De eigenaardige vorm van een kippenmaag komt omdat ze werd opengesneden om de inhoud en het maagvlies te verwijderen. Spijtig dat het moet. Want een ongeopende maag ziet er esthetischer uit dan de gekrulde lap die nu op ons in de winkel wacht. Koop met wat kleingeld een grote portie kippenmaagjes. Thuisgekomen spoelt u ze goed af onder de kraan. U hebt daar nu een hoop zuiver vlees liggen, waar verder geen schoonmaken aan is. U kunt de maagjes bakken met wat vet, want dat bevatten ze zelf niet. Zo gebakken gaan ze eruitzien als grote hoofdletters S, als een soort lepeltjes. Ze hebben een uitgesproken kippensmaak en ze zijn misschien wat taai, maar als aperitiefhapje vervangen ze chicken wings op een voordelige manier. Er zitten ook geen beentjes in.

Deze keer pakte ik ze anders aan. Ik zette de magen op in ruim koud water. Dra komt er schuim boven drijven. Dit wordt voorzichtig verwijderd. Het water moet rond het kookpunt blijven, maar niet zo zieden dat het kolkt. Op die manier komt het schuim mooi los. Dan kunnen er wat smaakmakers bij. Lookteentjes en ajuin, een takje selder, een schijfje gember: in alle kippenbouillons thuis. De soep zachtjes laten rimpelen gedurende een uur of twee. De maagjes worden boterzacht. Haal ze eruit en laat ze afkoelen. De soep mag als basis dienen voor elke lekkere groentesoep.

Voor het eten bakken wij de maagjes aan in boter of smout om ze een bruin kleurtje te geven. Mengen met sperzieboontjes en een tomaatje. De pan deglaceren met azijn, en we hebben een soort vogelversie van de Luikse sla!

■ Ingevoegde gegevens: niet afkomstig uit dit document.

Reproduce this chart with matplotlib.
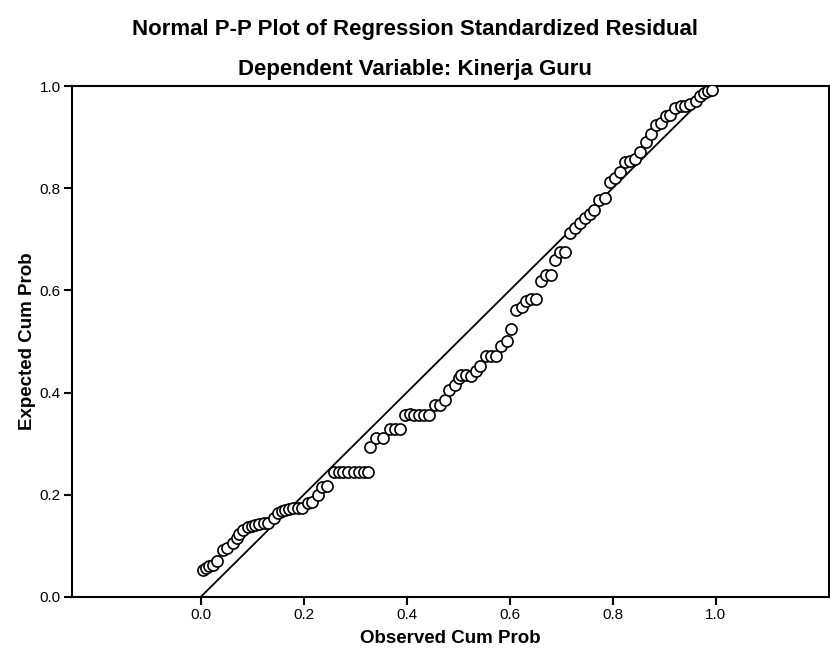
import matplotlib
matplotlib.use("Agg")
import matplotlib.pyplot as plt

plt.rcParams['font.family'] = ['Liberation Sans', 'DejaVu Sans']

title_line1 = "Normal P-P Plot of Regression Standardized Residual"
title_line2 = "Dependent Variable: Kinerja Guru"
x_label = "Observed Cum Prob"
y_label = "Expected Cum Prob"

tick_values = [0.0, 0.2, 0.4, 0.6, 0.8, 1.0]
tick_labels = ["0.0", "0.2", "0.4", "0.6", "0.8", "1.0"]

observed_cum_prob = [
    0.004, 0.010, 0.017, 0.023, 0.032, 0.043, 0.051, 0.063, 0.070, 0.075,
    0.083, 0.091, 0.099, 0.106, 0.114, 0.122, 0.130, 0.142, 0.150, 0.157,
    0.164, 0.172, 0.180, 0.189, 0.197, 0.209, 0.217, 0.227, 0.235, 0.245,
    0.258, 0.268, 0.277, 0.287, 0.297, 0.307, 0.317, 0.324, 0.329, 0.341,
    0.355, 0.367, 0.378, 0.388, 0.396, 0.406, 0.414, 0.424, 0.434, 0.443,
    0.455, 0.465, 0.475, 0.483, 0.493, 0.501, 0.505, 0.515, 0.525, 0.535,
    0.543, 0.555, 0.564, 0.574, 0.584, 0.594, 0.602, 0.613, 0.623, 0.632,
    0.642, 0.652, 0.660, 0.670, 0.680, 0.688, 0.698, 0.708, 0.717, 0.727,
    0.736, 0.746, 0.756, 0.764, 0.774, 0.786, 0.794, 0.804, 0.814, 0.824,
    0.834, 0.844, 0.854, 0.864, 0.874, 0.884, 0.894, 0.904, 0.912, 0.922,
    0.932, 0.941, 0.951, 0.961, 0.969, 0.977, 0.985, 0.993,
]
expected_cum_prob = [
    0.053, 0.056, 0.060, 0.063, 0.070, 0.092, 0.095, 0.106, 0.115, 0.123,
    0.132, 0.136, 0.138, 0.141, 0.143, 0.144, 0.145, 0.155, 0.165, 0.168,
    0.171, 0.173, 0.174, 0.174, 0.174, 0.183, 0.186, 0.199, 0.215, 0.217,
    0.245, 0.245, 0.245, 0.245, 0.245, 0.244, 0.244, 0.244, 0.293, 0.312,
    0.312, 0.329, 0.329, 0.329, 0.356, 0.358, 0.357, 0.357, 0.357, 0.357,
    0.376, 0.376, 0.386, 0.405, 0.414, 0.428, 0.434, 0.434, 0.433, 0.443,
    0.453, 0.472, 0.472, 0.471, 0.491, 0.500, 0.524, 0.561, 0.568, 0.580,
    0.583, 0.583, 0.618, 0.630, 0.630, 0.659, 0.676, 0.676, 0.713, 0.723,
    0.732, 0.742, 0.749, 0.757, 0.776, 0.780, 0.813, 0.819, 0.832, 0.852,
    0.853, 0.857, 0.870, 0.890, 0.907, 0.923, 0.928, 0.942, 0.944, 0.957,
    0.961, 0.961, 0.964, 0.970, 0.981, 0.987, 0.991, 0.993,
]
reference_line = [0.0, 1.0]

fig = plt.figure(figsize=(8.3, 6.53), dpi=100)
ax = fig.add_axes([0.0867, 0.0858, 0.912, 0.7825])

ax.plot(reference_line, reference_line, color='black', linewidth=1.3, zorder=2)
ax.plot(observed_cum_prob, expected_cum_prob, linestyle='none', marker='o',
        markersize=8, markerfacecolor='white', markeredgecolor='black',
        markeredgewidth=1.2, zorder=3)

ax.set_xlim(-0.25, 1.22)
ax.set_ylim(0.0, 1.0)
ax.set_xticks(tick_values)
ax.set_xticklabels(tick_labels)
ax.set_yticks(tick_values)
ax.set_yticklabels(tick_labels)
ax.tick_params(axis='both', direction='out', length=6, width=1.5,
               labelsize=11, colors='black', pad=2)
for sp in ax.spines.values():
    sp.set_linewidth(1.5)
    sp.set_color('black')

ax.set_xlabel(x_label, fontsize=13.5, fontweight='bold', labelpad=6)
ax.set_ylabel(y_label, fontsize=13.5, fontweight='bold', labelpad=3)

fig.text(0.5, 1 - 30 / 653, title_line1, ha='center', va='center',
         fontsize=16, fontweight='bold')
fig.text(0.5, 1 - 70 / 653, title_line2, ha='center', va='center',
         fontsize=16, fontweight='bold')

fig.savefig("out.png", dpi=100)
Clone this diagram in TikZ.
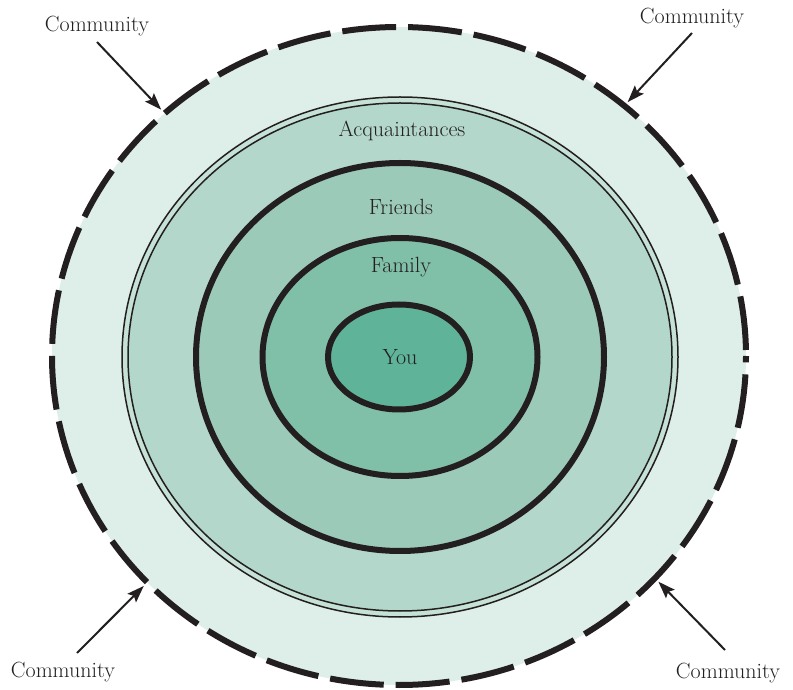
\documentclass[tikz,border=0pt]{standalone}
\usetikzlibrary{shapes.geometric,arrows.meta}
\definecolor{inkc}{HTML}{231F20}
\definecolor{commc}{HTML}{DEEEE8}
\definecolor{ringc}{HTML}{C6E2D7}
\definecolor{acqc}{HTML}{B3D7CB}
\definecolor{frc}{HTML}{9CCAB9}
\definecolor{famc}{HTML}{80BFA8}
\definecolor{youc}{HTML}{5FB398}
\tikzset{
  zone/.style={ellipse, inner sep=0pt, draw=inkc},
  thickzone/.style={zone, line width=6pt},
  thinzone/.style={zone, line width=1.5pt},
  lbl/.style={inner sep=0pt, text=inkc, font=\fontsize{22}{26}\selectfont},
  arr/.style={draw=inkc, line width=2pt, -{Stealth[length=17pt,width=12pt,inset=3pt]}, shorten >=2pt}
}
\begin{document}
\begin{tikzpicture}[x=1pt,y=1pt]
\useasboundingbox (0,0) rectangle (793,689);
% community
\node[zone, fill=commc, line width=6pt, dash pattern=on 54pt off 12pt, dash phase=60pt,
      minimum width=694pt, minimum height=658pt] (comm) at (399,333) {};
% acquaintances double ring
\node[thinzone, fill=ringc, minimum width=556pt, minimum height=520pt] (acqo) at (400,332) {};
\node[thinzone, fill=acqc, minimum width=544pt, minimum height=508pt] (acqi) at (400,332) {};
% friends
\node[thickzone, fill=frc, minimum width=408pt, minimum height=388pt] (fr) at (400,332) {};
% family
\node[thickzone, fill=famc, minimum width=275pt, minimum height=238pt] (fam) at (400,332) {};
% you
\node[thickzone, fill=youc, minimum width=142pt, minimum height=105pt] (you) at (399,332) {};
% labels
\node[lbl] (lyou) at (400,332) {You};
\node[lbl] (lfam) at (401,422) {Family};
\node[lbl] (lfr) at (401,482) {Friends};
\node[lbl] (lacq) at (402,558) {Acquaintances};
% community labels
\node[lbl] (ctl) at (97,663) {Community};
\node[lbl] (ctr) at (692,671) {Community};
\node[lbl] (cbl) at (63,17) {Community};
\node[lbl] (cbr) at (728,16) {Community};
\coordinate (stl) at (97,647);
\coordinate (str) at (692,656);
\coordinate (sbl) at (77,36);
\coordinate (sbr) at (725,39);
\draw[arr] (stl) -- (comm.134);
\draw[arr] (str) -- (comm.48);
\draw[arr] (sbl) -- (comm.222);
\draw[arr] (sbr) -- (comm.319);
\end{tikzpicture}
\end{document}
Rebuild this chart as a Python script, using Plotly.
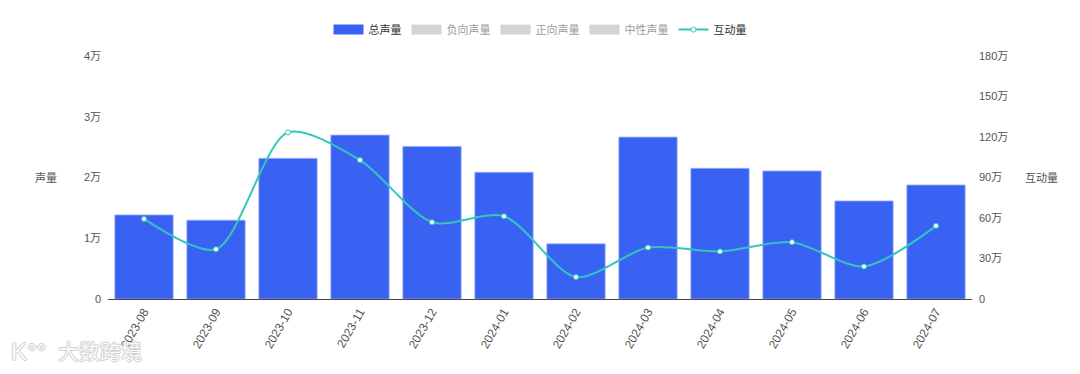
import plotly.graph_objects as go

months = ["2023-08", "2023-09", "2023-10", "2023-11", "2023-12", "2024-01",
          "2024-02", "2024-03", "2024-04", "2024-05", "2024-06", "2024-07"]
total_volume = [13840, 12970, 23150, 26980, 25120, 20850, 9080, 26650, 21510, 21070, 16140, 18770]
interaction = [593000, 369000, 1234000, 1029000, 569000, 613000, 163000, 381000, 352000, 421000, 241000, 542000]
hidden_series = ["负向声量", "正向声量", "中性声量"]

left_tickvals = [0, 10000, 20000, 30000, 40000]
left_ticktext = ["0", "1万", "2万", "3万", "4万"]
right_tickvals = [0, 300000, 600000, 900000, 1200000, 1500000, 1800000]
right_ticktext = ["0", "30万", "60万", "90万", "120万", "150万", "180万"]

FONT = "Helvetica, Arial, 'Noto Sans CJK SC', sans-serif"
BLUE = "#3A62F2"
TEAL = "#33C6BE"
OC = "#cfcfcf"
OUTLINE = (f"1px 0 0 {OC}, -1px 0 0 {OC}, 0 1px 0 {OC}, 0 -1px 0 {OC}")

fig = go.Figure()
fig.add_trace(go.Bar(x=months, y=total_volume, name="总声量", marker_color=BLUE,
                     marker_line=dict(color="rgba(150,175,255,0.8)", width=1),
                     showlegend=False, legendgroup="total"))
# legend swatch for the bar series
fig.add_trace(go.Scatter(x=[None], y=[None], name="总声量", mode="lines",
                         line=dict(color=BLUE, width=12), legendgroup="total"))
for nm in hidden_series:
    fig.add_trace(go.Scatter(x=[None], y=[None], name=nm, mode="lines",
                             line=dict(color="#aaaaaa", width=12), visible="legendonly"))
fig.add_trace(go.Scatter(x=months, y=interaction, name="互动量", yaxis="y2",
                         mode="lines+markers", line=dict(color=TEAL, width=2, shape="spline", smoothing=0.8),
                         marker=dict(symbol="circle", size=5, color="white",
                                     line=dict(color=TEAL, width=1))))

fig.update_layout(
    width=1080, height=374,
    margin=dict(l=100, r=116, t=48, b=83, autoexpand=False),
    paper_bgcolor="white", plot_bgcolor="white",
    font=dict(family=FONT, size=11, color="#555"),
    bargap=0.19,
    showlegend=True,
    legend=dict(orientation="h", x=0.5, xanchor="center", y=0.981, yref="container",
                yanchor="top", font=dict(size=11, color="#333"), itemwidth=30,
                traceorder="normal"),
    xaxis=dict(type="category", range=[-0.5, 11.5], showline=True, linecolor="#444", linewidth=1,
               showgrid=False, ticks="", tickangle=-60, automargin=False,
               tickfont=dict(size=12, color="#555")),
    yaxis=dict(range=[0, 40000], tickvals=left_tickvals, ticktext=left_ticktext,
               showgrid=False, zeroline=False, showline=False, ticks="", automargin=False,
               ticklabelstandoff=6, tickfont=dict(size=11, color="#555")),
    yaxis2=dict(range=[0, 1800000], tickvals=right_tickvals, ticktext=right_ticktext,
                overlaying="y", side="right", showgrid=False, zeroline=False,
                showline=False, ticks="", ticklabelstandoff=6, automargin=False,
                tickfont=dict(size=11, color="#555")),
    annotations=[
        dict(text="声量", x=0, y=0.5, xref="paper", yref="paper", showarrow=False,
             font=dict(size=11, color="#555"), xanchor="center", yanchor="middle", xshift=-62),
        dict(text="互动量", xref="paper", yref="paper", x=1.0, y=0.5, showarrow=False,
             font=dict(size=11, color="#555"), xanchor="center", yanchor="middle", xshift=69),
        dict(text="大数跨境", xref="paper", yref="paper", x=0, y=0, showarrow=False,
             font=dict(size=21, color="#fafafa", shadow=OUTLINE), xanchor="left",
             yanchor="middle", xshift=-52, yshift=-52),
        dict(text="K°°", xref="paper", yref="paper", x=0, y=0, showarrow=False,
             font=dict(size=24, color="#fafafa", shadow=OUTLINE), xanchor="left",
             yanchor="middle", xshift=-99, yshift=-52),
    ],
)

fig.write_html("out.html")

Wijlen de baas van café ’t Schuurke op de hoek van de Moutstraat en de Oude Graanmarkt, Stefke Stas, gaf mij volgend recept. Hij noemde kippenmaagjes keekemitte, maar ik zal u de vertaling besparen. Bak de maagjes gaar met veel peper en snij ze overlangs in twee. Stop elk stukje in een leeg slakkenhuisje en vul af met lookboter. Enkele minuten in een hete oven en voilà, lekkerder dan escargots. Smakelijk.